Zudem hält der Berliner Künstler die passende Distanz zu seiner Geschichte. Nie wird es anbiedernd, nie wird es pastoral. Kein Charakter wird sympathisch. Weil sich überall ein Geheimnis verbirgt und es in den chaotischen Nachkriegsjahren kaum Sicherheiten gibt. Mancher träumt von einem Neuanfang. Doch die Geister der Vergangenheit holen sie alle ein.

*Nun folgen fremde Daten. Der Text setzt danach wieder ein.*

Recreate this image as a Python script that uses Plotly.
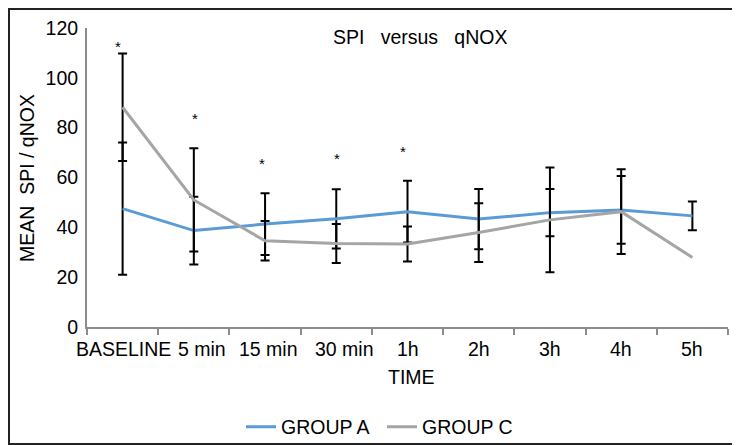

Diese Ungewissheit bringt Marius Schmidt nicht nur erzählerisch unter. Sein Layout kommt ohne Panelgrenzen aus. Alles verschwimmt oft zu einem großen Bild mit verschiedenen Szenen, in dem Schmidt den Blick meisterhaft lenkt – manchmal selbst gegen Lesegewohnheiten.

Wie in der See die Toten unter Wasser nur als Umrisse sichtbar werden, zieht Schmidt uns durch die Untiefen dieser Geschichte und lässt doch genug Dinge offen. Wer genau hinschaut, wird sehen, was er sehen muss, was er sehen will, was er sehen kann. Der Einsatz von Aquarell verstärkt dieses Gefühl noch. Und Schmidt lässt in Aale und Gespenster nie eine Idylle entstehen.

All dies macht Aale und Gespenster zu einem erschütternden Comic. Die Ignoranz, der Wille zum Neuanfang und dem schnellen Vergessen: Schmidt findet die richtigen Mittel, um sie im Comic zu zeigen. Es ist eine beeindruckende Erzählung in beeindruckenden Bildern. Hier kündigt jemand an, dass in Zukunft noch spannende Werke von ihm zu erwarten sein werden.